Leave out every picture, then output exactly the lines between the ones holding "Output the web" and "const yTicks = [0,100000,200000,300000];", inclusive, and nothing beyond them.

** Start Supplied data **

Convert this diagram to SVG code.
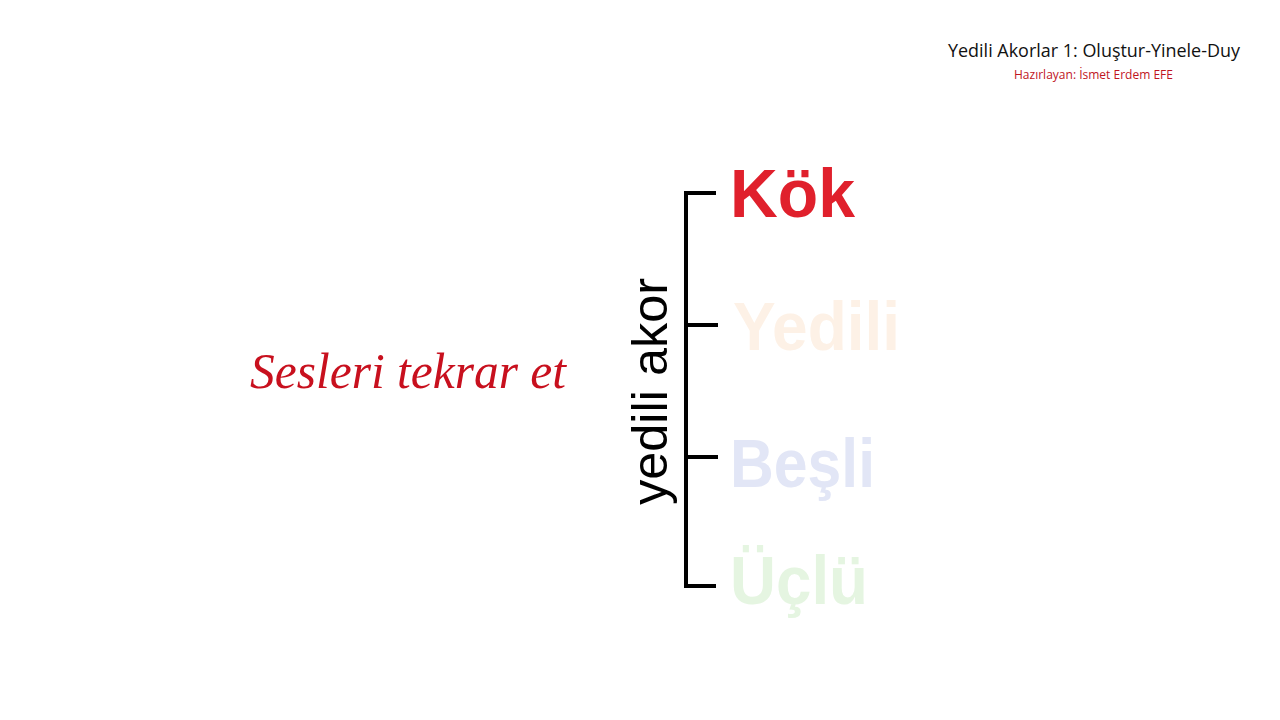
<svg xmlns="http://www.w3.org/2000/svg" width="1280" height="720" viewBox="0 0 1280 720">
<style>
.title{font-family:"Open Sans","Liberation Sans",sans-serif;font-size:18px;fill:#111}
.sub{font-family:"Open Sans","Liberation Sans",sans-serif;font-size:12px;fill:#c0141e}
.big{font-family:"Liberation Sans","Arial",sans-serif;font-weight:bold;font-size:68px}
.br{fill:none;stroke:#000;stroke-width:4;stroke-linecap:butt;stroke-linejoin:miter}
</style>
<rect width="1280" height="720" fill="#fff"/>
<g id="header">
<text class="title" x="948" y="57" textLength="292" lengthAdjust="spacingAndGlyphs">Yedili Akorlar 1: Oluştur-Yinele-Duy</text>
<text class="sub" x="1014" y="79" textLength="159" lengthAdjust="spacingAndGlyphs">Hazırlayan: İsmet Erdem EFE</text>
</g>
<g id="instruction">
<text x="250" y="388" font-family="Liberation Serif, serif" font-style="italic" font-size="50" fill="#c8101e" textLength="316" lengthAdjust="spacingAndGlyphs">Sesleri tekrar et</text>
</g>
<g id="connectors">
<path class="br" d="M716 193 H686 V586 H716 M686 325 H718 M686 457 H718"/>
</g>
<g id="label">
<text transform="translate(667 505) rotate(-90)" font-family="Liberation Sans, Arial, sans-serif" font-size="50" fill="#000" textLength="227" lengthAdjust="spacingAndGlyphs">yedili akor</text>
</g>
<g id="kok"><text class="big" x="730" y="217" fill="#e0202c" textLength="125" lengthAdjust="spacingAndGlyphs">Kök</text></g>
<g id="yedili"><text class="big" x="733" y="350" fill="#fdf1e6" textLength="167" lengthAdjust="spacingAndGlyphs">Yedili</text></g>
<g id="besli"><text class="big" x="730" y="487" fill="#e2e6f6" textLength="145" lengthAdjust="spacingAndGlyphs">Beşli</text></g>
<g id="uclu"><text class="big" x="730" y="604" fill="#e5f5e1" textLength="138" lengthAdjust="spacingAndGlyphs">Üçlü</text></g>
</svg>
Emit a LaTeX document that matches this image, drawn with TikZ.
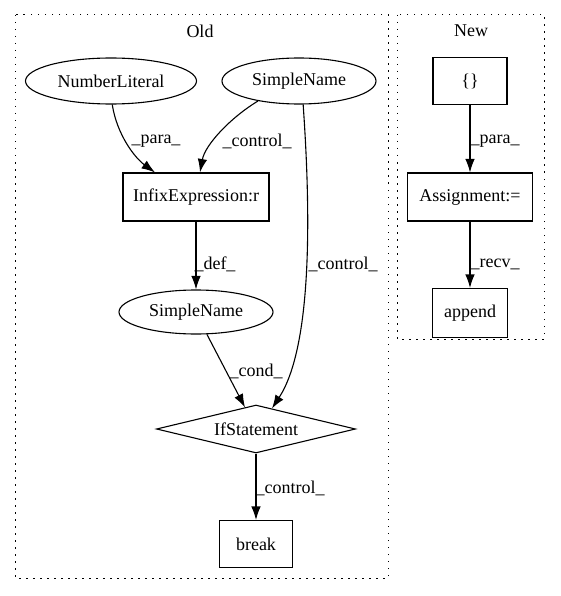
\documentclass[tikz,border=0pt]{standalone}
\usepackage{fontspec}
\setmainfont{Liberation Serif}
\usetikzlibrary{arrows.meta, shapes.geometric}
\tikzstyle{dots} = [dash pattern=on 1.5pt off 5.5pt, line width=1pt]
\tikzstyle{box} = [draw, line width=1.1pt, minimum height=48pt, inner sep=0pt]
\tikzstyle{oval} = [draw, ellipse, line width=1.1pt, minimum height=46pt, inner sep=0pt]
\tikzstyle{edge} = [-{Latex[length=13.5pt,width=9.5pt]}, line width=1.1pt]

\begin{document}
\begin{tikzpicture}[x=1pt, y=-1pt, font=\fontsize{18}{22}\selectfont]
			\useasboundingbox (0,0) rectangle (560,596);

			% clusters
			\draw [dots] (15,15) rectangle (388,578);
			\node (Old) at (200,31) {Old};
			\draw [dots] (397,15) rectangle (544,339);
			\node (New) at (471,31) {New};

			% old graph
			\node (NumLit) [oval, minimum width=171pt] at (111,81) {NumberLiteral};
			\node (Name1) [oval, minimum width=154pt] at (299,81) {SimpleName};
			\node (Infix) [box, minimum width=146pt] at (196,197) {InfixExpression:r};
			\node (Name2) [oval, minimum width=154pt, minimum height=44pt] at (196,312) {SimpleName};
			\node (If) [draw, diamond, aspect=4, line width=1.1pt, inner sep=0pt, minimum width=199pt, minimum height=48pt] at (256,429) {IfStatement};
			\node (Break) [box, minimum width=73pt, minimum height=47pt] at (256,544) {break};

			\draw [edge] (NumLit.-87) .. controls (117,135) and (135,158) .. ([xshift=-41pt]Infix.north);
			\draw [edge] (Name1.-154) .. controls (230,118) and (205,145) .. ([xshift=4pt]Infix.north);
			\draw [edge] (Name1.-80) .. controls (312,230) and (310,350) .. ([xshift=16pt,yshift=-4pt]If.north);
			\draw [edge] (Infix) -- (Name2);
			\draw [edge] (Name2.-64) -- ([xshift=-11pt,yshift=-3pt]If.north);
			\draw [edge] (If) -- (Break);

			\node (LPara) at (156,141) {\_para\_};
			\node (LCtrl1) at (257,141) {\_control\_};
			\node (LDef) at (215,264) {\_def\_};
			\node (LCtrl2) at (343,264) {\_control\_};
			\node (LCond) at (256,371) {\_cond\_};
			\node (LCtrl3) at (290,488) {\_control\_};

			% new graph
			\node (Braces) [box, minimum width=74pt, minimum height=47pt] at (470,81) {\{\}};
			\node (Assign) [box, minimum width=125pt] at (470,197) {Assignment:=};
			\node (Append) [box, minimum width=75pt, minimum height=49pt] at (470,313) {append};

			\draw [edge] (Braces) -- (Assign);
			\draw [edge] (Assign) -- (Append);

			\node (LPara2) at (495,141) {\_para\_};
			\node (LRecv) at (495,264) {\_recv\_};
		\end{tikzpicture}
\end{document}
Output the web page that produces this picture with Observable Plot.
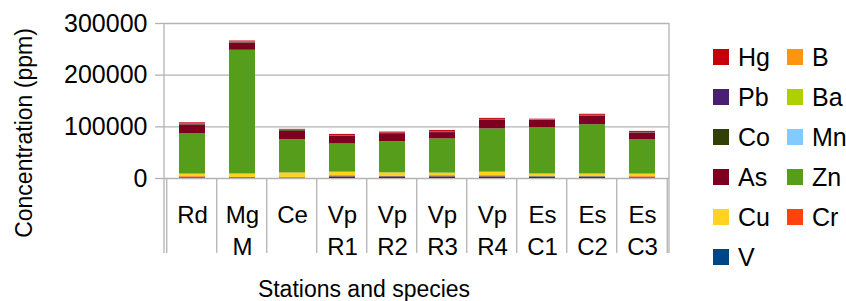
<!DOCTYPE html>
<html><head><meta charset="utf-8">
<script src="https://cdn.jsdelivr.net/npm/d3@7"></script>
<script src="https://cdn.jsdelivr.net/npm/@observablehq/plot@0.6"></script>
<style>body{margin:0;background:#fff}</style>
</head><body><div id="chart"></div>
<script>
const categories = ["Rd","MgM","Ce","VpR1","VpR2","VpR3","VpR4","EsC1","EsC2","EsC3"];
const tickLabels = ["Rd","Mg\nM","Ce","Vp\nR1","Vp\nR2","Vp\nR3","Vp\nR4","Es\nC1","Es\nC2","Es\nC3"];
const elements = ["V","Cr","Cu","Zn","As","Mn","Co","Ba","Pb","B","Hg"];
const colors = ["#004586","#ff420e","#ffd320","#579d1c","#7e0021","#83caff","#314004","#aecf00","#4b1f6f","#ff950e","#c5000b"];
const yTicks = [0,100000,200000,300000];

const V  = [1300, 1300, 300, 3200, 3200, 3200, 3200, 3200, 3200, 1300];
const Cr = [2000, 300, 1300, 2000, 600, 2000, 2000, 300, 300, 2000];
const Cu = [5200, 7100, 9100, 7100, 7100, 5200, 7100, 5200, 5200, 5200];
const Zn = [77900, 239500, 64300, 54500, 60400, 66200, 83700, 89600, 95400, 66200];
const As = [17500, 14300, 16200, 15600, 15600, 12300, 17500, 14300, 16200, 13600];
const Mn = [200, 300, 200, 200, 200, 200, 200, 200, 200, 200];
const Co = [1300, 1300, 2200, 300, 300, 1300, 300, 300, 300, 300];
const Ba = [100, 200, 100, 100, 100, 100, 100, 100, 100, 100];
const Pb = [200, 300, 1000, 200, 200, 200, 200, 200, 1300, 200];
const B  = [100, 200, 100, 100, 100, 100, 100, 100, 100, 100];
const Hg = [2000, 1300, 300, 2000, 2000, 2000, 2000, 1300, 2000, 2000];

const series = {V, Cr, Cu, Zn, As, Mn, Co, Ba, Pb, B, Hg};
const data = [];
for (const el of elements) categories.forEach((c, i) => data.push({cat: c, el, value: series[el][i]}));

const FONT = "Liberation Sans, Arial, sans-serif";
const GRAY = "#b3b3b3";

function decorations(index, scales, values, dim) {
  const g = d3.create("svg:g");
  const left = dim.marginLeft, right = dim.width - dim.marginRight;
  const top = dim.marginTop, bottom = dim.height - dim.marginBottom;
  const axisBottom = bottom + 75;
  const x = scales.x;
  const bw = x.bandwidth ? x.bandwidth() : 0;
  const step = (right - left) / categories.length;
  const bounds = categories.map(c => x(c) + bw / 2 - step / 2);
  bounds.push(bounds[bounds.length - 1] + step);
  for (const b of bounds) {
    g.append("line").attr("x1", b).attr("x2", b).attr("y1", bottom).attr("y2", axisBottom)
      .attr("stroke", GRAY).attr("stroke-width", 1.3);
  }
  for (const b of [left, right]) {
    g.append("line").attr("x1", b).attr("x2", b).attr("y1", top).attr("y2", axisBottom)
      .attr("stroke", GRAY).attr("stroke-width", 1.3);
  }
  g.append("text").attr("transform", `translate(32,${(top + axisBottom) / 2 - 5}) rotate(-90)`)
    .attr("text-anchor", "middle").attr("font-size", 23).attr("font-family", FONT).attr("fill", "#000")
    .text("Concentration (ppm)");
  g.append("text").attr("x", 364).attr("y", 297).attr("text-anchor", "middle")
    .attr("font-size", 23).attr("font-family", FONT).attr("fill", "#000")
    .text("Stations and species");
  const legendOrder = elements.slice().reverse();
  const lx = right + 44, ly = top + 34;
  legendOrder.forEach((el, i) => {
    const col = i % 2, row = Math.floor(i / 2);
    const gx = lx + col * 74, gy = ly + row * 40;
    g.append("rect").attr("x", gx).attr("y", gy - 8).attr("width", 16).attr("height", 16)
      .attr("fill", colors[elements.indexOf(el)]);
    g.append("text").attr("x", gx + 25).attr("y", gy + 9).attr("font-size", 25)
      .attr("text-anchor", "start")
      .attr("font-family", FONT).attr("fill", "#000").text(el);
  });
  return g.node();
}

const chart = Plot.plot({
  width: 846, height: 301,
  marginLeft: 164, marginRight: 177, marginTop: 23, marginBottom: 123,
  style: {fontFamily: FONT, background: "#fff", overflow: "visible"},
  x: {type: "band", domain: categories, paddingInner: 0.48, paddingOuter: 0.24, axis: null},
  y: {domain: [0, 300000], axis: null},
  color: {domain: elements, range: colors},
  marks: [
    Plot.gridY(yTicks, {stroke: GRAY, strokeOpacity: 1, strokeWidth: 1.3}),
    Plot.axisY(yTicks, {tickSize: 9, tickPadding: 8, stroke: GRAY, strokeWidth: 1.3, fill: "#000", fontSize: 25, tickFormat: d => String(d), label: null}),
    Plot.axisX({tickSize: 0, tickPadding: 22, fontSize: 24, lineHeight: 1.33, fill: "#000", tickFormat: d => tickLabels[categories.indexOf(d)], label: null}),
    Plot.barY(data, {x: "cat", y: "value", fill: "el", order: elements}),
    decorations
  ]
});
document.getElementById("chart").appendChild(chart);
</script>
</body></html>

** End Supplied data **

- **Response to the task**:
Output the web page that produces this picture with Observable Plot.
<!DOCTYPE html>
<html><head><meta charset="utf-8">
<script src="https://cdn.jsdelivr.net/npm/d3@7"></script>
<script src="https://cdn.jsdelivr.net/npm/@observablehq/plot@0.6"></script>
<style>body{margin:0;background:#fff}</style>
</head><body><div id="chart"></div>
<script>
const categories = ["Rd","MgM","Ce","VpR1","VpR2","VpR3","VpR4","EsC1","EsC2","EsC3"];
const tickLabels = ["Rd","Mg\nM","Ce","Vp\nR1","Vp\nR2","Vp\nR3","Vp\nR4","Es\nC1","Es\nC2","Es\nC3"];
const elements = ["V","Cr","Cu","Zn","As","Mn","Co","Ba","Pb","B","Hg"];
const colors = ["#004586","#ff420e","#ffd320","#579d1c","#7e0021","#83caff","#314004","#aecf00","#4b1f6f","#ff950e","#c5000b"];
const yTicks = [0,100000,200000,300000];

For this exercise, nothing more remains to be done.